Recorded data:
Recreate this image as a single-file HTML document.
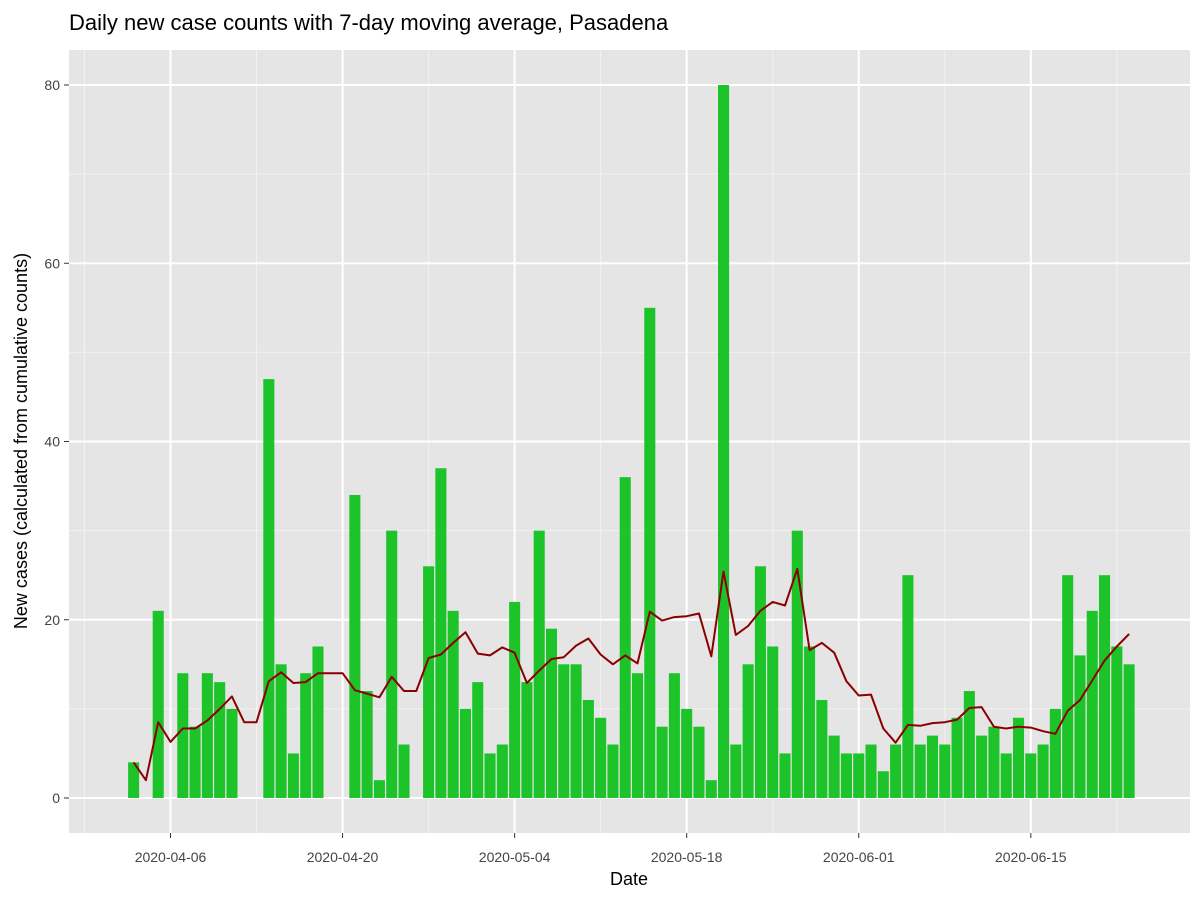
<!DOCTYPE html>
<html><head><meta charset="utf-8"><style>
body{margin:0;background:#fff;}
svg{display:block;font-family:"Liberation Sans",Arial,sans-serif;}
</style></head><body>
<svg id="chart" width="1200" height="900" xmlns="http://www.w3.org/2000/svg">
<rect x="0" y="0" width="1200" height="900" fill="#fff"/>
<text x="69" y="30" font-size="22" fill="#000">Daily new case counts with 7-day moving average, Pasadena</text>
<rect x="69" y="50" width="1121" height="783" fill="#e5e5e5"/>
<g id="grid"></g>
<g id="bars"></g>
<g id="line"></g>
<g id="axes"></g>
<text x="629" y="885" font-size="18" text-anchor="middle" fill="#000">Date</text>
<text transform="translate(27,441) rotate(-90)" font-size="18" text-anchor="middle" fill="#000">New cases (calculated from cumulative counts)</text>
</svg>
<script>
const startDate = "2020-04-03";
const newCases = [4,0,21,0,14,8,14,13,10,0,0,47,15,5,14,17,0,0,34,12,2,30,6,0,26,37,21,10,13,5,6,22,13,30,19,15,15,11,9,6,36,14,55,8,14,10,8,2,80,6,15,26,17,5,30,17,11,7,5,5,6,3,6,25,6,7,6,9,12,7,8,5,9,5,6,10,25,16,21,25,17,15];
const movingAvg = [4,2,8.5,6.3,7.8,7.8,8.7,10,11.4,8.5,8.5,13.1,14.1,12.9,13,14,14,14,12.1,11.7,11.3,13.6,12,12,15.7,16.1,17.4,18.6,16.2,16,16.9,16.3,12.9,14.3,15.6,15.8,17.1,17.9,16.1,15,16,15.1,20.9,19.9,20.3,20.4,20.7,15.9,25.4,18.3,19.3,21,22,21.6,25.7,16.6,17.4,16.3,13.1,11.5,11.6,7.8,6.2,8.2,8.1,8.4,8.5,8.8,10.1,10.2,8,7.8,8,7.9,7.5,7.2,9.8,11,13.2,15.4,17,18.4];
const yTicks = [0,20,40,60,80];
const xTickLabels = ["2020-04-06","2020-04-20","2020-05-04","2020-05-18","2020-06-01","2020-06-15"];

const NS="http://www.w3.org/2000/svg";
const dayMs=86400000;
const ref=Date.parse("2020-04-06T00:00:00Z");
const startOff=(Date.parse(startDate+"T00:00:00Z")-ref)/dayMs;
function xScale(d){return 170.5+d*12.29;}
function yScale(v){return 798-v*8.9125;}
function mk(tag,attrs,parent){const e=document.createElementNS(NS,tag);for(const k in attrs)e.setAttribute(k,attrs[k]);parent.appendChild(e);return e;}
const grid=document.getElementById('grid'),bars=document.getElementById('bars'),line=document.getElementById('line'),axes=document.getElementById('axes');
for(let i=0;i<yTicks.length-1;i++){const v=(yTicks[i]+yTicks[i+1])/2;
 const l=mk('line',{x1:69,x2:1190,y1:yScale(v),y2:yScale(v),stroke:'#f2f2f2','stroke-width':1},grid);
 
 }
for(let d=-7;d<=77;d+=14){
 const l=mk('line',{x1:xScale(d),x2:xScale(d),y1:50,y2:833,stroke:'#f2f2f2','stroke-width':1},grid);
 
 }
yTicks.forEach(v=>{const y=yScale(v);
 const l=mk('line',{x1:69,x2:1190,y1:y,y2:y,stroke:'#fff','stroke-width':2},grid);
 
 
 const t=mk('line',{x1:64,x2:69,y1:y,y2:y,stroke:'#333','stroke-width':1},axes);
 
 
 const tx=mk('text',{x:60,y:y+5,'font-size':14,'text-anchor':'end',fill:'#444'},axes);tx.textContent=v;
 
 });
xTickLabels.forEach(s=>{const d=(Date.parse(s+"T00:00:00Z")-ref)/dayMs;const x=xScale(d);
 const l=mk('line',{x1:x,x2:x,y1:50,y2:833,stroke:'#fff','stroke-width':2},grid);
 
 
 const t=mk('line',{x1:x,x2:x,y1:833,y2:838,stroke:'#333','stroke-width':1},axes);
 
 
 const tx=mk('text',{x:x,y:862,'font-size':14,'text-anchor':'middle',fill:'#444'},axes);tx.textContent=s;
 
 });
const bw=0.9*12.29;
newCases.forEach((v,i)=>{const x=xScale(startOff+i);
 const r=mk('rect',{x:x-bw/2,y:yScale(v),width:bw,height:yScale(0)-yScale(v),fill:'#1cc42a'},bars);
 
 });
const pts=movingAvg.map((v,i)=>xScale(startOff+i).toFixed(1)+','+yScale(v).toFixed(1)).join(' ');
const pl=mk('polyline',{points:pts,fill:'none',stroke:'#8b0000','stroke-width':2,'stroke-linejoin':'round'},line);


</script>
</body></html>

Task details: Set down the material above as is, without any pictures.

The completed task:
Recreate this image as a single-file HTML document.
<!DOCTYPE html>
<html><head><meta charset="utf-8"><style>
body{margin:0;background:#fff;}
svg{display:block;font-family:"Liberation Sans",Arial,sans-serif;}
</style></head><body>
<svg id="chart" width="1200" height="900" xmlns="http://www.w3.org/2000/svg">
<rect x="0" y="0" width="1200" height="900" fill="#fff"/>
<text x="69" y="30" font-size="22" fill="#000">Daily new case counts with 7-day moving average, Pasadena</text>
<rect x="69" y="50" width="1121" height="783" fill="#e5e5e5"/>
<g id="grid"></g>
<g id="bars"></g>
<g id="line"></g>
<g id="axes"></g>
<text x="629" y="885" font-size="18" text-anchor="middle" fill="#000">Date</text>
<text transform="translate(27,441) rotate(-90)" font-size="18" text-anchor="middle" fill="#000">New cases (calculated from cumulative counts)</text>
</svg>
<script>
const startDate = "2020-04-03";
const newCases = [4,0,21,0,14,8,14,13,10,0,0,47,15,5,14,17,0,0,34,12,2,30,6,0,26,37,21,10,13,5,6,22,13,30,19,15,15,11,9,6,36,14,55,8,14,10,8,2,80,6,15,26,17,5,30,17,11,7,5,5,6,3,6,25,6,7,6,9,12,7,8,5,9,5,6,10,25,16,21,25,17,15];
const movingAvg = [4,2,8.5,6.3,7.8,7.8,8.7,10,11.4,8.5,8.5,13.1,14.1,12.9,13,14,14,14,12.1,11.7,11.3,13.6,12,12,15.7,16.1,17.4,18.6,16.2,16,16.9,16.3,12.9,14.3,15.6,15.8,17.1,17.9,16.1,15,16,15.1,20.9,19.9,20.3,20.4,20.7,15.9,25.4,18.3,19.3,21,22,21.6,25.7,16.6,17.4,16.3,13.1,11.5,11.6,7.8,6.2,8.2,8.1,8.4,8.5,8.8,10.1,10.2,8,7.8,8,7.9,7.5,7.2,9.8,11,13.2,15.4,17,18.4];
const yTicks = [0,20,40,60,80];
const xTickLabels = ["2020-04-06","2020-04-20","2020-05-04","2020-05-18","2020-06-01","2020-06-15"];

const NS="http://www.w3.org/2000/svg";
const dayMs=86400000;
const ref=Date.parse("2020-04-06T00:00:00Z");
const startOff=(Date.parse(startDate+"T00:00:00Z")-ref)/dayMs;
function xScale(d){return 170.5+d*12.29;}
function yScale(v){return 798-v*8.9125;}
function mk(tag,attrs,parent){const e=document.createElementNS(NS,tag);for(const k in attrs)e.setAttribute(k,attrs[k]);parent.appendChild(e);return e;}
const grid=document.getElementById('grid'),bars=document.getElementById('bars'),line=document.getElementById('line'),axes=document.getElementById('axes');
for(let i=0;i<yTicks.length-1;i++){const v=(yTicks[i]+yTicks[i+1])/2;
 const l=mk('line',{x1:69,x2:1190,y1:yScale(v),y2:yScale(v),stroke:'#f2f2f2','stroke-width':1},grid);
 
 }
for(let d=-7;d<=77;d+=14){
 const l=mk('line',{x1:xScale(d),x2:xScale(d),y1:50,y2:833,stroke:'#f2f2f2','stroke-width':1},grid);
 
 }
yTicks.forEach(v=>{const y=yScale(v);
 const l=mk('line',{x1:69,x2:1190,y1:y,y2:y,stroke:'#fff','stroke-width':2},grid);
 
 
 const t=mk('line',{x1:64,x2:69,y1:y,y2:y,stroke:'#333','stroke-width':1},axes);
 
 
 const tx=mk('text',{x:60,y:y+5,'font-size':14,'text-anchor':'end',fill:'#444'},axes);tx.textContent=v;
 
 });
xTickLabels.forEach(s=>{const d=(Date.parse(s+"T00:00:00Z")-ref)/dayMs;const x=xScale(d);
 const l=mk('line',{x1:x,x2:x,y1:50,y2:833,stroke:'#fff','stroke-width':2},grid);
 
 
 const t=mk('line',{x1:x,x2:x,y1:833,y2:838,stroke:'#333','stroke-width':1},axes);
 
 
 const tx=mk('text',{x:x,y:862,'font-size':14,'text-anchor':'middle',fill:'#444'},axes);tx.textContent=s;
 
 });
const bw=0.9*12.29;
newCases.forEach((v,i)=>{const x=xScale(startOff+i);
 const r=mk('rect',{x:x-bw/2,y:yScale(v),width:bw,height:yScale(0)-yScale(v),fill:'#1cc42a'},bars);
 
 });
const pts=movingAvg.map((v,i)=>xScale(startOff+i).toFixed(1)+','+yScale(v).toFixed(1)).join(' ');
const pl=mk('polyline',{points:pts,fill:'none',stroke:'#8b0000','stroke-width':2,'stroke-linejoin':'round'},line);


</script>
</body></html>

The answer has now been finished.